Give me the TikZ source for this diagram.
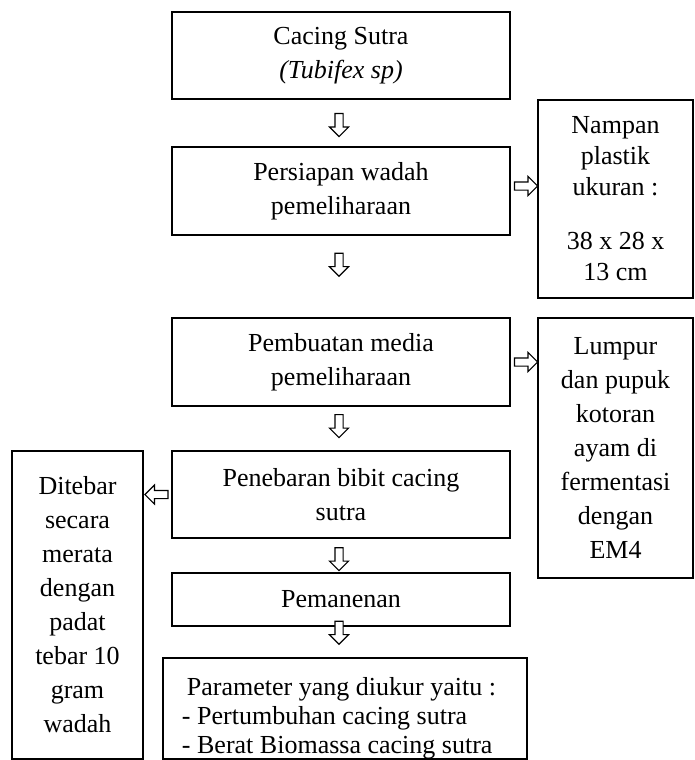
\documentclass[tikz,border=0pt]{standalone}
\usepackage{fontspec}
\setmainfont{Liberation Serif}
\usetikzlibrary{shapes.arrows,calc}
\begin{document}
\begin{tikzpicture}[x=1pt,y=-1pt,
  box/.style={draw, line width=1.4pt, align=center, inner sep=0pt,
    font=\fontsize{26}{34}\selectfont},
  frame/.style={draw, line width=1.4pt, inner sep=0pt},
  txt/.style={align=left, inner sep=0pt, font=\fontsize{26}{29}\selectfont},
  barrow/.style={single arrow, draw, fill=white, line width=1.1pt,
    minimum width=18pt, minimum height=23pt, inner sep=3.5pt,
    single arrow head extend=5.5pt, single arrow tip angle=90},
  down/.style={barrow, shape border rotate=270},
  right/.style={barrow, shape border rotate=0},
  left/.style={barrow, shape border rotate=180}]
\useasboundingbox (0,0) rectangle (695,760);

\node[box, minimum width=338pt, minimum height=87pt] (b1) at (341,55.5)
  {Cacing Sutra\\\textit{(Tubifex sp)}};
\node[box, minimum width=338pt, minimum height=88pt] (b2) at (341,191)
  {Persiapan wadah\\pemeliharaan};
\node[box, minimum width=338pt, minimum height=88pt] (b3) at (341,362)
  {Pembuatan media\\pemeliharaan};
\node[box, minimum width=338pt, minimum height=87pt] (b4) at (341,494.5)
  {Penebaran bibit cacing\\sutra};
\node[box, minimum width=338pt, minimum height=53pt] (b5) at (341,599.5)
  {Pemanenan};
\node[frame, minimum width=364pt, minimum height=101pt] (b6) at (345,708.5) {};
\node[txt] (b6t) at (339,718)
  {\hspace{5pt}Parameter yang diukur yaitu :\\- Pertumbuhan cacing sutra\\- Berat Biomassa cacing sutra};

\node[box, minimum width=155pt, minimum height=198pt,
  font=\fontsize{26}{31}\selectfont] (r1) at (615.5,199)
  {Nampan\\plastik\\ukuran :\\[23pt]38 x 28 x\\13 cm};
\node[box, minimum width=155pt, minimum height=260pt] (r2) at (615.5,448)
  {Lumpur\\dan pupuk\\kotoran\\ayam di\\fermentasi\\dengan\\EM4};
\node[box, minimum width=131pt, minimum height=308pt] (l1) at (77.5,605)
  {Ditebar\\secara\\merata\\dengan\\padat\\tebar 10\\gram\\wadah};

\node[down] (a1) at ($(b1.south)!0.5!(b2.north)+(-2,0)$) {};
\node[down] (a2) at ($(b2.south)+(-2,27)$) {};
\node[down] (a3) at ($(b3.south)!0.4!(b4.north)+(-2,0)$) {};
\node[down] (a4) at ($(b4.south)!0.55!(b5.north)+(-2,0)$) {};
\node[down] (a5) at ($(b5.south)+(-2,4)$) {};
\node[right] (ar1) at ($(b2.east)!0.5!(b2.east-|r1.west)+(0,-5)$) {};
\node[right] (ar2) at ($(b3.east)!0.5!(b3.east-|r2.west)$) {};
\node[left] (al) at ($(b4.west)!0.5!(b4.west-|l1.east)+(1,0)$) {};
\end{tikzpicture}
\end{document}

+++++

Reproduce the listing above exactly, excluding all pictures.

Give me the TikZ source for this diagram.
\documentclass[tikz,border=0pt]{standalone}
\usepackage{fontspec}
\setmainfont{Liberation Serif}
\usetikzlibrary{shapes.arrows,calc}
\begin{document}
\begin{tikzpicture}[x=1pt,y=-1pt,
  box/.style={draw, line width=1.4pt, align=center, inner sep=0pt,
    font=\fontsize{26}{34}\selectfont},
  frame/.style={draw, line width=1.4pt, inner sep=0pt},
  txt/.style={align=left, inner sep=0pt, font=\fontsize{26}{29}\selectfont},
  barrow/.style={single arrow, draw, fill=white, line width=1.1pt,
    minimum width=18pt, minimum height=23pt, inner sep=3.5pt,
    single arrow head extend=5.5pt, single arrow tip angle=90},
  down/.style={barrow, shape border rotate=270},
  right/.style={barrow, shape border rotate=0},
  left/.style={barrow, shape border rotate=180}]
\useasboundingbox (0,0) rectangle (695,760);

\node[box, minimum width=338pt, minimum height=87pt] (b1) at (341,55.5)
  {Cacing Sutra\\\textit{(Tubifex sp)}};
\node[box, minimum width=338pt, minimum height=88pt] (b2) at (341,191)
  {Persiapan wadah\\pemeliharaan};
\node[box, minimum width=338pt, minimum height=88pt] (b3) at (341,362)
  {Pembuatan media\\pemeliharaan};
\node[box, minimum width=338pt, minimum height=87pt] (b4) at (341,494.5)
  {Penebaran bibit cacing\\sutra};
\node[box, minimum width=338pt, minimum height=53pt] (b5) at (341,599.5)
  {Pemanenan};
\node[frame, minimum width=364pt, minimum height=101pt] (b6) at (345,708.5) {};
\node[txt] (b6t) at (339,718)
  {\hspace{5pt}Parameter yang diukur yaitu :\\- Pertumbuhan cacing sutra\\- Berat Biomassa cacing sutra};

\node[box, minimum width=155pt, minimum height=198pt,
  font=\fontsize{26}{31}\selectfont] (r1) at (615.5,199)
  {Nampan\\plastik\\ukuran :\\[23pt]38 x 28 x\\13 cm};
\node[box, minimum width=155pt, minimum height=260pt] (r2) at (615.5,448)
  {Lumpur\\dan pupuk\\kotoran\\ayam di\\fermentasi\\dengan\\EM4};
\node[box, minimum width=131pt, minimum height=308pt] (l1) at (77.5,605)
  {Ditebar\\secara\\merata\\dengan\\padat\\tebar 10\\gram\\wadah};

\node[down] (a1) at ($(b1.south)!0.5!(b2.north)+(-2,0)$) {};
\node[down] (a2) at ($(b2.south)+(-2,27)$) {};
\node[down] (a3) at ($(b3.south)!0.4!(b4.north)+(-2,0)$) {};
\node[down] (a4) at ($(b4.south)!0.55!(b5.north)+(-2,0)$) {};
\node[down] (a5) at ($(b5.south)+(-2,4)$) {};
\node[right] (ar1) at ($(b2.east)!0.5!(b2.east-|r1.west)+(0,-5)$) {};
\node[right] (ar2) at ($(b3.east)!0.5!(b3.east-|r2.west)$) {};
\node[left] (al) at ($(b4.west)!0.5!(b4.west-|l1.east)+(1,0)$) {};
\end{tikzpicture}
\end{document}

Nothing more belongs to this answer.